* [Information provided]:
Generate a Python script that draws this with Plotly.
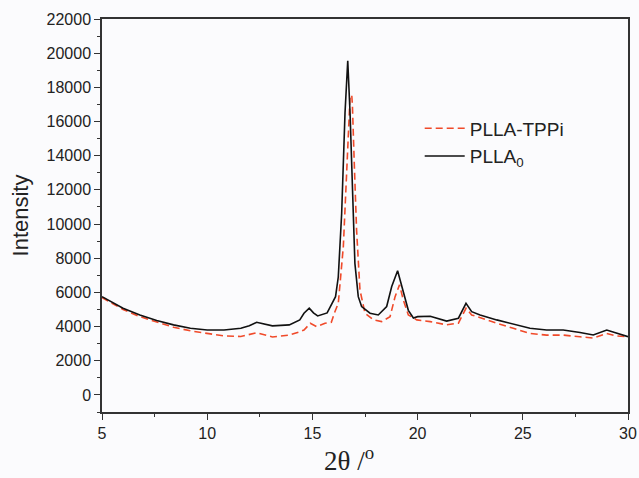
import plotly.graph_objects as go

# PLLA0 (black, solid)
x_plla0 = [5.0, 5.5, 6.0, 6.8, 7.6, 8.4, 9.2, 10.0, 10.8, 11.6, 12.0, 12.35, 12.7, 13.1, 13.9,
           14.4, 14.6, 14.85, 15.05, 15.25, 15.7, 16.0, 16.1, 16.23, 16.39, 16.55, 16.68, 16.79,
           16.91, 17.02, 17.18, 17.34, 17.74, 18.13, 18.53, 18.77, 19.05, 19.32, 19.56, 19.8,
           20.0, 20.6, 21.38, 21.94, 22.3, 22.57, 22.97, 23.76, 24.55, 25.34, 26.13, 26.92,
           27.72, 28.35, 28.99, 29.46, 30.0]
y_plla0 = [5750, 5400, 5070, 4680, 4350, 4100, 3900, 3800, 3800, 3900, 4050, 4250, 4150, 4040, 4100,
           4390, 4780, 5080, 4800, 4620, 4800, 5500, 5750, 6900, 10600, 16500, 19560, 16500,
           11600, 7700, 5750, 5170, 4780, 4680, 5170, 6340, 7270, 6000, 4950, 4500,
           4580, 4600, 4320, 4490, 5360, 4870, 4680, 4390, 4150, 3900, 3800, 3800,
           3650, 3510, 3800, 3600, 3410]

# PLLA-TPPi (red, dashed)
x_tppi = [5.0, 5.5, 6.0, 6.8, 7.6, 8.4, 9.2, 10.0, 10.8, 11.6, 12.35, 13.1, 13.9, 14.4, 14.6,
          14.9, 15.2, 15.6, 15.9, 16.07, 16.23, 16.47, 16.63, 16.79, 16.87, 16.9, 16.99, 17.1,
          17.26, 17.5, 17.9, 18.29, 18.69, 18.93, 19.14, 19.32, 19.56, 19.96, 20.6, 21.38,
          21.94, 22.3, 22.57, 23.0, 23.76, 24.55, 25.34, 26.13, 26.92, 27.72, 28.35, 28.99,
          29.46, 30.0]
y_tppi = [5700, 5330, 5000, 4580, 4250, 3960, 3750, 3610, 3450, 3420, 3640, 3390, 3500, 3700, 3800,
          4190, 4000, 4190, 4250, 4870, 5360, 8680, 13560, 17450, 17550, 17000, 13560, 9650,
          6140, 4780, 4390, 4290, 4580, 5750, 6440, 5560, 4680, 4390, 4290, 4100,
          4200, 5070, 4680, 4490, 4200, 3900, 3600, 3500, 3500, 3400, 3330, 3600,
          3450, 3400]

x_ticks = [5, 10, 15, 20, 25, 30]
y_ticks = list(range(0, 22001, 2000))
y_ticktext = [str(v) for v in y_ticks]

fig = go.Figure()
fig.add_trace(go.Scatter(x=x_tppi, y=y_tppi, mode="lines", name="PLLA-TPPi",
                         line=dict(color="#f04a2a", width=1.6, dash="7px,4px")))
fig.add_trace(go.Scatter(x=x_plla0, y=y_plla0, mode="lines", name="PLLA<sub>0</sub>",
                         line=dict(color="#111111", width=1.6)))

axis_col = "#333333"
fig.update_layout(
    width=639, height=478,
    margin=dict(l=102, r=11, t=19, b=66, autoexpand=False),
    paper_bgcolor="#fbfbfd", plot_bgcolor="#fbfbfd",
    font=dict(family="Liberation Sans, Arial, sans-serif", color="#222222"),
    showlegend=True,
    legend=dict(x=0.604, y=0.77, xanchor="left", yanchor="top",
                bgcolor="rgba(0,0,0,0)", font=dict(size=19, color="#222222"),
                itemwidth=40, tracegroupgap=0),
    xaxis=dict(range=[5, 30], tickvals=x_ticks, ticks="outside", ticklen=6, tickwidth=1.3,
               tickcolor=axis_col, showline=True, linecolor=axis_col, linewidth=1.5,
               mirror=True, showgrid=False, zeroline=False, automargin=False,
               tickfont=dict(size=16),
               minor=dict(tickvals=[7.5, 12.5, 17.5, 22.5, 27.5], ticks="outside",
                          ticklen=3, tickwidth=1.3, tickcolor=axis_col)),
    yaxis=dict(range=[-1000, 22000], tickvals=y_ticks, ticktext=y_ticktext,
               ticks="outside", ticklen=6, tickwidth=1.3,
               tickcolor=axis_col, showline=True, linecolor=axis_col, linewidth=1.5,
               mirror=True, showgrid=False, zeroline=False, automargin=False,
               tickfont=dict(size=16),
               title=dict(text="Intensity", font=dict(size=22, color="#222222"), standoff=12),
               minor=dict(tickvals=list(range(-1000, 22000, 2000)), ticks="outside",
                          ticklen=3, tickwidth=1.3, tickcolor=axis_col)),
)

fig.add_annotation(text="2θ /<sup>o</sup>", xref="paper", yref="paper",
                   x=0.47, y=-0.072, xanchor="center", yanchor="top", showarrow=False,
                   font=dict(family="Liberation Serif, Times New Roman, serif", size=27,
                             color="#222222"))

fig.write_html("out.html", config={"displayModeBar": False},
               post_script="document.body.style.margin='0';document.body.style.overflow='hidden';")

* [Task prompt]: Retype the data above exactly; pictures are not part of the copy.

* [Task output]:
Generate a Python script that draws this with Plotly.
import plotly.graph_objects as go

# PLLA0 (black, solid)
x_plla0 = [5.0, 5.5, 6.0, 6.8, 7.6, 8.4, 9.2, 10.0, 10.8, 11.6, 12.0, 12.35, 12.7, 13.1, 13.9,
           14.4, 14.6, 14.85, 15.05, 15.25, 15.7, 16.0, 16.1, 16.23, 16.39, 16.55, 16.68, 16.79,
           16.91, 17.02, 17.18, 17.34, 17.74, 18.13, 18.53, 18.77, 19.05, 19.32, 19.56, 19.8,
           20.0, 20.6, 21.38, 21.94, 22.3, 22.57, 22.97, 23.76, 24.55, 25.34, 26.13, 26.92,
           27.72, 28.35, 28.99, 29.46, 30.0]
y_plla0 = [5750, 5400, 5070, 4680, 4350, 4100, 3900, 3800, 3800, 3900, 4050, 4250, 4150, 4040, 4100,
           4390, 4780, 5080, 4800, 4620, 4800, 5500, 5750, 6900, 10600, 16500, 19560, 16500,
           11600, 7700, 5750, 5170, 4780, 4680, 5170, 6340, 7270, 6000, 4950, 4500,
           4580, 4600, 4320, 4490, 5360, 4870, 4680, 4390, 4150, 3900, 3800, 3800,
           3650, 3510, 3800, 3600, 3410]

# PLLA-TPPi (red, dashed)
x_tppi = [5.0, 5.5, 6.0, 6.8, 7.6, 8.4, 9.2, 10.0, 10.8, 11.6, 12.35, 13.1, 13.9, 14.4, 14.6,
          14.9, 15.2, 15.6, 15.9, 16.07, 16.23, 16.47, 16.63, 16.79, 16.87, 16.9, 16.99, 17.1,
          17.26, 17.5, 17.9, 18.29, 18.69, 18.93, 19.14, 19.32, 19.56, 19.96, 20.6, 21.38,
          21.94, 22.3, 22.57, 23.0, 23.76, 24.55, 25.34, 26.13, 26.92, 27.72, 28.35, 28.99,
          29.46, 30.0]
y_tppi = [5700, 5330, 5000, 4580, 4250, 3960, 3750, 3610, 3450, 3420, 3640, 3390, 3500, 3700, 3800,
          4190, 4000, 4190, 4250, 4870, 5360, 8680, 13560, 17450, 17550, 17000, 13560, 9650,
          6140, 4780, 4390, 4290, 4580, 5750, 6440, 5560, 4680, 4390, 4290, 4100,
          4200, 5070, 4680, 4490, 4200, 3900, 3600, 3500, 3500, 3400, 3330, 3600,
          3450, 3400]

x_ticks = [5, 10, 15, 20, 25, 30]
y_ticks = list(range(0, 22001, 2000))
y_ticktext = [str(v) for v in y_ticks]

fig = go.Figure()
fig.add_trace(go.Scatter(x=x_tppi, y=y_tppi, mode="lines", name="PLLA-TPPi",
                         line=dict(color="#f04a2a", width=1.6, dash="7px,4px")))
fig.add_trace(go.Scatter(x=x_plla0, y=y_plla0, mode="lines", name="PLLA<sub>0</sub>",
                         line=dict(color="#111111", width=1.6)))

axis_col = "#333333"
fig.update_layout(
    width=639, height=478,
    margin=dict(l=102, r=11, t=19, b=66, autoexpand=False),
    paper_bgcolor="#fbfbfd", plot_bgcolor="#fbfbfd",
    font=dict(family="Liberation Sans, Arial, sans-serif", color="#222222"),
    showlegend=True,
    legend=dict(x=0.604, y=0.77, xanchor="left", yanchor="top",
                bgcolor="rgba(0,0,0,0)", font=dict(size=19, color="#222222"),
                itemwidth=40, tracegroupgap=0),
    xaxis=dict(range=[5, 30], tickvals=x_ticks, ticks="outside", ticklen=6, tickwidth=1.3,
               tickcolor=axis_col, showline=True, linecolor=axis_col, linewidth=1.5,
               mirror=True, showgrid=False, zeroline=False, automargin=False,
               tickfont=dict(size=16),
               minor=dict(tickvals=[7.5, 12.5, 17.5, 22.5, 27.5], ticks="outside",
                          ticklen=3, tickwidth=1.3, tickcolor=axis_col)),
    yaxis=dict(range=[-1000, 22000], tickvals=y_ticks, ticktext=y_ticktext,
               ticks="outside", ticklen=6, tickwidth=1.3,
               tickcolor=axis_col, showline=True, linecolor=axis_col, linewidth=1.5,
               mirror=True, showgrid=False, zeroline=False, automargin=False,
               tickfont=dict(size=16),
               title=dict(text="Intensity", font=dict(size=22, color="#222222"), standoff=12),
               minor=dict(tickvals=list(range(-1000, 22000, 2000)), ticks="outside",
                          ticklen=3, tickwidth=1.3, tickcolor=axis_col)),
)

fig.add_annotation(text="2θ /<sup>o</sup>", xref="paper", yref="paper",
                   x=0.47, y=-0.072, xanchor="center", yanchor="top", showarrow=False,
                   font=dict(family="Liberation Serif, Times New Roman, serif", size=27,
                             color="#222222"))

fig.write_html("out.html", config={"displayModeBar": False},
               post_script="document.body.style.margin='0';document.body.style.overflow='hidden';")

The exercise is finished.